WHAT THE TASK ASKS: Extract the whole listing as it stands. Do not include the pictures.
[begin DATA]
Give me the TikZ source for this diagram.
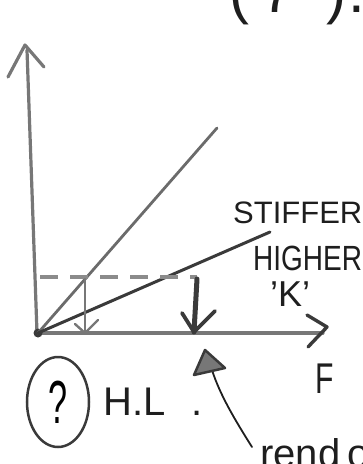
\documentclass[tikz,border=0pt]{standalone}
\usepackage{fontspec}
\usepackage{graphicx}
\setmainfont{Liberation Sans}
\usetikzlibrary{shapes.geometric}
\definecolor{pencil}{HTML}{777777}
\definecolor{darkpen}{HTML}{3A3A3A}
\definecolor{ink}{HTML}{1E1E1E}
\tikzset{
  axisline/.style={draw=pencil, line width=3.2pt, line cap=round, line join=round},
  steepline/.style={draw=pencil!90!black, line width=2.8pt, line cap=round},
  shallowline/.style={draw=darkpen, line width=3pt, line cap=round},
  dashline/.style={draw=pencil!85, line width=4pt, dash pattern=on 18pt off 12pt},
  thinarrow/.style={draw=pencil, line width=2.4pt, line cap=round, line join=round},
  thickarrow/.style={draw=darkpen, line width=5pt, line cap=round, line join=round},
  handtext/.style={text=ink, inner sep=0pt, anchor=base west},
}
\begin{document}
\begin{tikzpicture}[x=1pt,y=-1pt]
\useasboundingbox (0,0) rectangle (363,464);
% key coordinates
\coordinate (O) at (38,333);
\coordinate (ybot) at (37,333);
\coordinate (ytop) at (27,50);
\coordinate (ytip) at (25,45);
\coordinate (yw1) at (8,77);
\coordinate (yw2) at (44,67);
\coordinate (xend) at (323,333);
\coordinate (xtip) at (327,327);
\coordinate (xw1) at (307,315);
\coordinate (xw2) at (308,347);
\coordinate (steepend) at (217,128);
\coordinate (shallowend) at (270,232);
\coordinate (dashstart) at (40,277);
\coordinate (dashend) at (197,277);
\coordinate (tA) at (85,279);
\coordinate (tB) at (85,333);
\coordinate (tw1) at (75,324);
\coordinate (tw2) at (98,320);
\coordinate (kA) at (197,279);
\coordinate (kB) at (194,332);
\coordinate (kw1) at (182,313);
\coordinate (kw2) at (215,311);
\coordinate (cStart) at (252,447);
\coordinate (cEnd) at (212,370);
\coordinate (hTip) at (205,350);
\coordinate (hL) at (194,375);
\coordinate (hR) at (225,368);

% axes
\path[axisline] (ybot) -- (ytop);
\path[axisline] (yw1) -- (ytip) -- (yw2);
\path[axisline] (O) -- (xend);
\path[draw=darkpen, line width=3.4pt, line cap=round, line join=round] (xw1) -- (xtip) -- (xw2);
% origin blob
\fill[darkpen] (O) circle (4.5pt);

% lines
\path[steepline] (O) -- (steepend);
\path[shallowline] (O) -- (shallowend);
\path[dashline] (dashstart) -- (dashend);

% thin arrow
\path[thinarrow] (tA) -- (tB);
\path[thinarrow] (tw1) -- (tB) -- (tw2);
% thick arrow
\path[thickarrow] (kA) -- (kB);
\path[draw=darkpen, line width=3.8pt, line cap=round, line join=round] (kw1) -- (kB) -- (kw2);

% curved pointer arrow
\draw[ink, line width=1.8pt, line cap=round] (cStart) .. controls (235,420) and (220,395) .. (cEnd);
\filldraw[fill=pencil, draw=darkpen, line width=2.5pt, line join=round] (hTip) -- (hL) -- (hR) -- cycle;

% texts
\node[handtext] (stiffer) at (233,223) {\fontsize{31}{31}\selectfont STIFFER};
\node[handtext] (higher) at (253,270) {\scalebox{0.8}[1]{\fontsize{35}{35}\selectfont HIGHER}};
\node[handtext] (kk) at (270,306) {\fontsize{36}{36}\selectfont 'K'};
\node[handtext] (F) at (315,393) {\scalebox{0.7}[1]{\fontsize{43}{43}\selectfont F}};
\node[handtext] (hl) at (103,415) {\fontsize{40}{40}\selectfont H.L\hspace{26pt}.};
\node[handtext] (rend) at (260,467) {\fontsize{40}{40}\selectfont rend\hspace{7pt}o};
\node[handtext] (topfrag) at (229,12) {\fontsize{60}{60}\selectfont (\hspace{12pt}7\hspace{32pt})\hspace{2pt}.};
\node[draw=darkpen, line width=2.5pt, ellipse, minimum width=62pt, minimum height=90pt, inner sep=0pt] (q) at (58,402) {\scalebox{0.9}[1.6]{\fontsize{38}{38}\selectfont ?}};
\end{tikzpicture}
\end{document}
[end DATA]
ANSWER:
Give me the TikZ source for this diagram.
\documentclass[tikz,border=0pt]{standalone}
\usepackage{fontspec}
\usepackage{graphicx}
\setmainfont{Liberation Sans}
\usetikzlibrary{shapes.geometric}
\definecolor{pencil}{HTML}{777777}
\definecolor{darkpen}{HTML}{3A3A3A}
\definecolor{ink}{HTML}{1E1E1E}
\tikzset{
  axisline/.style={draw=pencil, line width=3.2pt, line cap=round, line join=round},
  steepline/.style={draw=pencil!90!black, line width=2.8pt, line cap=round},
  shallowline/.style={draw=darkpen, line width=3pt, line cap=round},
  dashline/.style={draw=pencil!85, line width=4pt, dash pattern=on 18pt off 12pt},
  thinarrow/.style={draw=pencil, line width=2.4pt, line cap=round, line join=round},
  thickarrow/.style={draw=darkpen, line width=5pt, line cap=round, line join=round},
  handtext/.style={text=ink, inner sep=0pt, anchor=base west},
}
\begin{document}
\begin{tikzpicture}[x=1pt,y=-1pt]
\useasboundingbox (0,0) rectangle (363,464);
% key coordinates
\coordinate (O) at (38,333);
\coordinate (ybot) at (37,333);
\coordinate (ytop) at (27,50);
\coordinate (ytip) at (25,45);
\coordinate (yw1) at (8,77);
\coordinate (yw2) at (44,67);
\coordinate (xend) at (323,333);
\coordinate (xtip) at (327,327);
\coordinate (xw1) at (307,315);
\coordinate (xw2) at (308,347);
\coordinate (steepend) at (217,128);
\coordinate (shallowend) at (270,232);
\coordinate (dashstart) at (40,277);
\coordinate (dashend) at (197,277);
\coordinate (tA) at (85,279);
\coordinate (tB) at (85,333);
\coordinate (tw1) at (75,324);
\coordinate (tw2) at (98,320);
\coordinate (kA) at (197,279);
\coordinate (kB) at (194,332);
\coordinate (kw1) at (182,313);
\coordinate (kw2) at (215,311);
\coordinate (cStart) at (252,447);
\coordinate (cEnd) at (212,370);
\coordinate (hTip) at (205,350);
\coordinate (hL) at (194,375);
\coordinate (hR) at (225,368);

% axes
\path[axisline] (ybot) -- (ytop);
\path[axisline] (yw1) -- (ytip) -- (yw2);
\path[axisline] (O) -- (xend);
\path[draw=darkpen, line width=3.4pt, line cap=round, line join=round] (xw1) -- (xtip) -- (xw2);
% origin blob
\fill[darkpen] (O) circle (4.5pt);

% lines
\path[steepline] (O) -- (steepend);
\path[shallowline] (O) -- (shallowend);
\path[dashline] (dashstart) -- (dashend);

% thin arrow
\path[thinarrow] (tA) -- (tB);
\path[thinarrow] (tw1) -- (tB) -- (tw2);
% thick arrow
\path[thickarrow] (kA) -- (kB);
\path[draw=darkpen, line width=3.8pt, line cap=round, line join=round] (kw1) -- (kB) -- (kw2);

% curved pointer arrow
\draw[ink, line width=1.8pt, line cap=round] (cStart) .. controls (235,420) and (220,395) .. (cEnd);
\filldraw[fill=pencil, draw=darkpen, line width=2.5pt, line join=round] (hTip) -- (hL) -- (hR) -- cycle;

% texts
\node[handtext] (stiffer) at (233,223) {\fontsize{31}{31}\selectfont STIFFER};
\node[handtext] (higher) at (253,270) {\scalebox{0.8}[1]{\fontsize{35}{35}\selectfont HIGHER}};
\node[handtext] (kk) at (270,306) {\fontsize{36}{36}\selectfont 'K'};
\node[handtext] (F) at (315,393) {\scalebox{0.7}[1]{\fontsize{43}{43}\selectfont F}};
\node[handtext] (hl) at (103,415) {\fontsize{40}{40}\selectfont H.L\hspace{26pt}.};
\node[handtext] (rend) at (260,467) {\fontsize{40}{40}\selectfont rend\hspace{7pt}o};
\node[handtext] (topfrag) at (229,12) {\fontsize{60}{60}\selectfont (\hspace{12pt}7\hspace{32pt})\hspace{2pt}.};
\node[draw=darkpen, line width=2.5pt, ellipse, minimum width=62pt, minimum height=90pt, inner sep=0pt] (q) at (58,402) {\scalebox{0.9}[1.6]{\fontsize{38}{38}\selectfont ?}};
\end{tikzpicture}
\end{document}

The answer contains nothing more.